Breaking it down, Mr. Smith at GM was awarded $625,000 in salary, $433,000 as a bonus, and $432,490 worth of stock. (The bonus, however, is paid over a period of three years.) Mr. Caldwell was essentially awarded $520,534 in salary and $ 900,000 in bonus.

''The initial impression is that we didn't use restraint'' in the awards, says GM spokesman William Winters. But the feeling at GM is that every bit is well deserved. ''It has been three years since the results of the company were good enough to merit bonuses for the executives - and two of those years were profitable,'' Mr. Winters explains. A total of $181.7 million was distributed among almost 6,000 high-ranking executives at GM for their performance last year.

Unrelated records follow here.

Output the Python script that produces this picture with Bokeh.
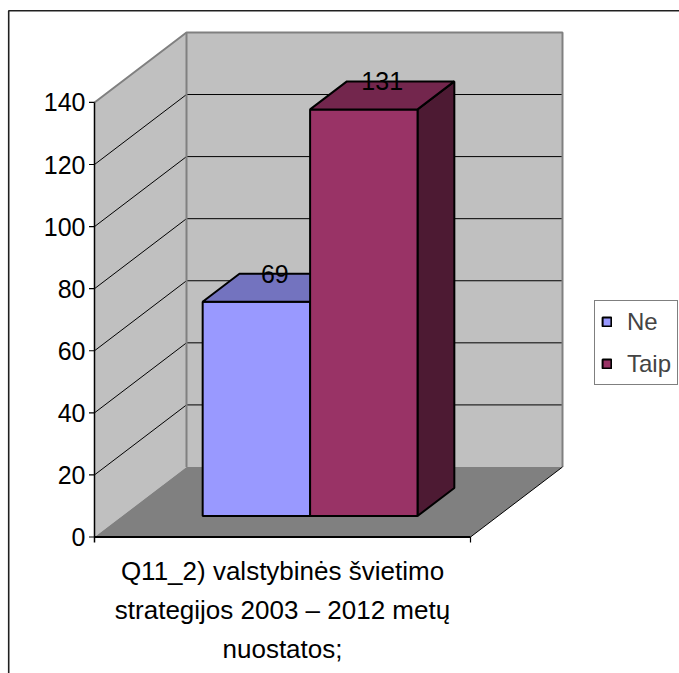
from bokeh.plotting import figure
from bokeh.models import Range1d, Legend, LegendItem
from bokeh.core.properties import value
from bokeh.embed import file_html
from bokeh.resources import INLINE

# ---- data ----
series = ["Ne", "Taip"]
counts = [69, 131]
front_colors = ["#9999FF", "#993366"]
top_colors = ["#7373BF", "#73264D"]
side_colors = ["#4D4D80", "#4D1A33"]
category = "Q11_2) valstybinės švietimo\nstrategijos 2003 – 2012 metų\nnuostatos;"
y_ticks = [0, 20, 40, 60, 80, 100, 120, 140]

# ---- layout / projection ----
W, H = 679, 673
SX = 376.0      # px per category unit
SY = 3.104      # px per value unit
X0 = 94.0       # canvas x of front value axis
Y0 = 536.5      # canvas y of value 0 (front plane)
DX = 92.0 / SX  # depth shift (category units)
DY = 70.0 / SY  # depth shift (value units)
VMAX = y_ticks[-1]
FONT_NAME = "Liberation Sans"
FONT = value(FONT_NAME)


def P(x, v, d):
    return x + d * DX, v + d * DY


def poly(pts):
    xs, ys = zip(*[P(*q) for q in pts])
    return list(xs), list(ys)


p = figure(width=W, height=H, output_backend="svg", toolbar_location=None,
           x_range=Range1d(-X0 / SX, (W - X0) / SX),
           y_range=Range1d(-(H - Y0) / SY, Y0 / SY),
           min_border=0, x_axis_location=None, y_axis_location=None)
p.grid.visible = False
p.outline_line_color = None
p.background_fill_color = "white"
p.border_fill_color = "white"

# chart border (left and top)
bx = (8.2 - X0) / SX
by = (Y0 - 10.2) / SY
p.line([bx, bx, (W + 20 - X0) / SX], [-(H + 20 - Y0) / SY, by, by],
       line_color="#202020", line_width=1.6)

# walls
sx, sy = poly([(0, 0, 0), (0, VMAX, 0), (0, VMAX, 1), (0, 0, 1)])
p.patch(sx, sy, fill_color="#C0C0C0", line_color=None)
bxs, bys = poly([(0, 0, 1), (0, VMAX, 1), (1, VMAX, 1), (1, 0, 1)])
p.patch(bxs, bys, fill_color="#C0C0C0", line_color=None)
fx, fy = poly([(0, 0, 0), (1, 0, 0), (1, 0, 1), (0, 0, 1)])
p.patch(fx, fy, fill_color="#808080", line_color=None)

# gridlines
for t in y_ticks[1:-1]:
    gx, gy = poly([(0, t, 0), (0, t, 1), (1, t, 1)])
    p.line(gx, gy, line_color="black", line_width=1)

# wall edges (gray)
ex, ey = poly([(0, VMAX, 0), (0, VMAX, 1), (1, VMAX, 1), (1, 0, 1)])
p.line(ex, ey, line_color="#808080", line_width=2)
ex, ey = poly([(0, VMAX, 1), (0, 0, 1)])
p.line(ex, ey, line_color="#808080", line_width=2)

# floor right edge
ex, ey = poly([(1, 0, 0), (1, 0, 1)])
p.line(ex, ey, line_color="black", line_width=1)

# axes
tick_px = 5.5
p.line([0, 0], [-tick_px / SY, VMAX], line_color="black", line_width=1.5)
p.line([0, 1], [0, 0], line_color="black", line_width=2)
p.segment(x0=[-tick_px / SX] * len(y_ticks), y0=y_ticks, x1=[0] * len(y_ticks), y1=y_ticks,
          line_color="black", line_width=1.2)
p.segment(x0=[1], y0=[0], x1=[1], y1=[-tick_px / SY], line_color="black", line_width=1.2)
p.text(x=[0] * len(y_ticks), y=y_ticks, text=[str(t) for t in y_ticks],
       x_offset=-9, text_align="right", text_baseline="middle",
       text_font=FONT, text_font_size="25px", text_color="black")
p.text(x=[0.5], y=[0], text=[category], y_offset=73, text_align="center",
       text_baseline="middle", text_font=FONT, text_font_size="26px",
       text_line_height=1.3, text_color="black")

# bars
n = len(series)
bw = 1.0 / (n + 1.5)
d0, d1 = 0.3, 0.7
items = []
for i, (name, val) in enumerate(zip(series, counts)):
    l = 0.75 * bw + i * bw
    r = l + bw
    xs, ys = poly([(r, 0, d0), (r, 0, d1), (r, val, d1), (r, val, d0)])
    p.patch(xs, ys, fill_color=side_colors[i], line_color="black", line_width=2)
    xs, ys = poly([(l, 0, d0), (r, 0, d0), (r, val, d0), (l, val, d0)])
    fr = p.patch(xs, ys, fill_color=front_colors[i], line_color="black", line_width=2)
    xs, ys = poly([(l, val, d0), (r, val, d0), (r, val, d1), (l, val, d1)])
    p.patch(xs, ys, fill_color=top_colors[i], line_color="black", line_width=2)
    items.append(LegendItem(label=name, renderers=[fr]))

# value labels
lx, ly = [], []
for i, val in enumerate(counts):
    c = 0.75 * bw + i * bw + bw / 2
    x, y = P(c, val, d1)
    lx.append(c + 0.5 * DX)
    ly.append(y)
p.text(x=lx, y=ly, text=[str(c) for c in counts], text_align="center",
       text_baseline="middle", text_font=FONT, text_font_size="25px", text_color="black")

legend = Legend(items=items, location=(594, 288), margin=0, padding=6, spacing=13,
                glyph_width=11, glyph_height=11, label_standoff=15, label_height=29,
                label_text_font=FONT_NAME, label_text_font_size="24px",
                border_line_color="black", border_line_width=1,
                background_fill_color="white", background_fill_alpha=1)
p.add_layout(legend)

open("out.html", "w").write(file_html(p, INLINE))
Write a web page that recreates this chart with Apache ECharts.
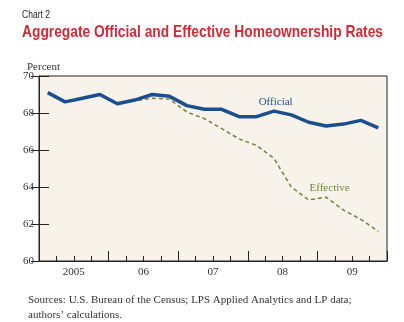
<!DOCTYPE html>
<html><head><meta charset="utf-8">
<script src="https://cdn.jsdelivr.net/npm/echarts@6/dist/echarts.min.js"></script>
<style>html,body{margin:0;padding:0;background:#fff}#c{width:404px;height:322px}</style>
</head><body><div id="c"></div>
<script>
// Quarterly data, 2005 Q1 .. 2009 Q4
var quarters = ['2005Q1','2005Q2','2005Q3','2005Q4','2006Q1','2006Q2','2006Q3','2006Q4','2007Q1','2007Q2','2007Q3','2007Q4','2008Q1','2008Q2','2008Q3','2008Q4','2009Q1','2009Q2','2009Q3','2009Q4'];
var official = [69.1,68.6,68.8,69.0,68.5,68.7,69.0,68.9,68.4,68.2,68.2,67.8,67.8,68.1,67.9,67.5,67.3,67.4,67.6,67.2];
var effective = [null,null,null,null,68.5,68.65,68.8,68.75,68.05,67.7,67.15,66.6,66.25,65.55,64.0,63.3,63.45,62.75,62.25,61.6];
var yearLabels = {2:'2005',6:'06',10:'07',14:'08',18:'09'};
var titleText = 'Aggregate Official and Effective Homeownership Rates';
var chartNo = 'Chart 2';
var sourceText = 'Sources: U.S. Bureau of the Census; LPS Applied Analytics and LP data;\nauthors\u2019 calculations.';

function pairs(arr){ var out=[]; arr.forEach(function(v,i){ if(v!==null) out.push([i+0.5,v]); }); return out; }

var serif = '"Liberation Serif","DejaVu Serif",serif';
var sans = '"Liberation Sans",Arial,sans-serif';
// horizontal condensing for the narrow headline face
var cv = document.createElement('canvas').getContext('2d');
cv.font = 'bold 17px ' + sans;
var titleScale = 361 / cv.measureText(titleText).width;
cv.font = '10px ' + sans;
var chartNoScale = 28 / cv.measureText(chartNo).width;

var chart = echarts.init(document.getElementById('c'), null, {renderer:'canvas'});
chart.setOption({
  animation:false,
  backgroundColor:'#fff',
  title:[
    {text:'Percent', left:22, top:57, textStyle:{fontFamily:serif, fontSize:11, fontWeight:'normal', color:'#333'}},
    {text:sourceText, left:23, top:288, textStyle:{fontFamily:serif, fontSize:11, fontWeight:'normal', color:'#333', lineHeight:15}}
  ],
  graphic:[
    {type:'text', left:22, top:10, scaleX:chartNoScale, originX:0, style:{text:chartNo, font:'10px '+sans, fill:'#222'}},
    {type:'text', x:22, y:24, scaleX:titleScale, originX:0, style:{text:titleText, font:'bold 17px '+sans, fill:'#d22a36'}}
  ],
  grid:{left:39, right:17, top:76, bottom:61, show:true, backgroundColor:'#f7f3ea', borderColor:'#222', borderWidth:1},
  xAxis:[
    {type:'value', min:0, max:20, interval:1, position:'bottom',
     axisLine:{show:true, lineStyle:{color:'#222'}},
     axisTick:{show:true, inside:true, length:5, lineStyle:{color:'#222'}},
     splitLine:{show:false},
     axisLabel:{show:true, margin:6, color:'#333', fontFamily:serif, fontSize:11, formatter:function(v){return yearLabels[v]||'';}}},
    {type:'value', min:0, max:20, interval:4, position:'bottom',
     axisLine:{show:false},
     axisTick:{show:true, inside:true, length:10, lineStyle:{color:'#222'}},
     splitLine:{show:false}, axisLabel:{show:false}}
  ],
  yAxis:[
    {type:'value', min:60, max:70, interval:2, position:'left',
     axisLine:{show:true, lineStyle:{color:'#222'}},
     axisTick:{show:true, inside:true, length:10, lineStyle:{color:'#222'}},
     splitLine:{show:false},
     axisLabel:{show:true, margin:5, color:'#333', fontFamily:serif, fontSize:11}},
    {type:'value', min:60, max:70, interval:2, position:'right',
     axisLine:{show:true, lineStyle:{color:'#222'}},
     axisTick:{show:true, inside:true, length:8, lineStyle:{color:'#222'}},
     splitLine:{show:false}, axisLabel:{show:false}}
  ],
  series:[
    {name:'Effective', type:'line', data:pairs(effective), symbol:'none', smooth:false,
     lineStyle:{color:'#74803e', width:1.5, type:[4,3]}, z:2,
     markPoint:{symbol:'circle', symbolSize:0, data:[{coord:[16.7,63.95], label:{show:true, formatter:'Effective', color:'#6f8a3a', fontFamily:serif, fontSize:11}}]}},
    {name:'Official', type:'line', data:pairs(official), symbol:'none', smooth:false,
     lineStyle:{color:'#1a4e8e', width:3.5}, z:3,
     markPoint:{symbol:'circle', symbolSize:0, data:[{coord:[13.6,68.6], label:{show:true, formatter:'Official', color:'#2d4f8a', fontFamily:serif, fontSize:11}}]}}
  ]
});
</script></body></html>
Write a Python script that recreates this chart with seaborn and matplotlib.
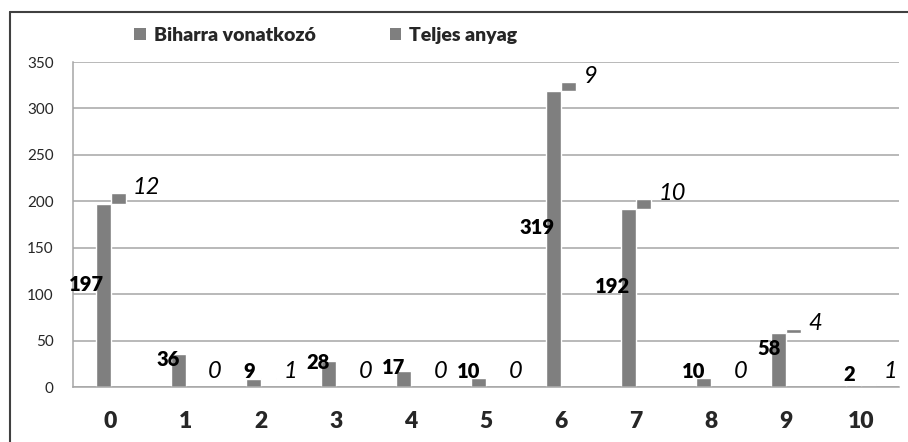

Winters also points out that in figuring the bonus amount, the board of directors used a 1977 formula, not the current one, making the bonus pool lower than it otherwise would have been. GM was abiding by a letter it had sent to union management, promising not to use the latest formula during the current contract. Mr. Winters adds that if you look at Mr. Smith's total compensation, adjust it for inflation, and compare it with chief-executive compensation levels of the past 42 years, it is far from the highest.

The problem with the GM and Ford compensation packages is not the amount, compensation consultants say, but the message they convey. ''It was not a good union or public relations move,'' says Clifford Mittman, a vice-president of Towers Perrin Forster & Crosby, another consulting firm that deals with compensation issues.

Both auto companies face labor negotiations in September, and management would like nothing better than to keep a lid on wage increases. The bonuses, however, says Peter Laarman, a United Automobile Workers spokesman, send the message to the rank and file that the industry is healthy enough to restore labor givebacks. It also gives the false impression that Detroit doesn't really need Japanese import restrictions anymore, according to Mr. Laarman.

''Union leadership takes the view that the industry is not fundamentally healthy at this time and that we need to make more (progress), not necessarily through wage cuts, but through productivity improvement.

''But the union rank and file are going to say, 'Look, if Caldwell and Smith can dip so deeply and line their pockets, then why can't we get back everything and more?' I think union leadership is obligated to reflect the rank and file and I think we will (in September).''

Executive compensation will fan the flames of labor's demands this fall, but the real fuel is record profits, says labor economist Audrey Freeman. ''It's very hard, when such high profits are being reported, for union leadership to put the case (of competitiveness) to the members,'' she says. The bonuses will simply make it harder.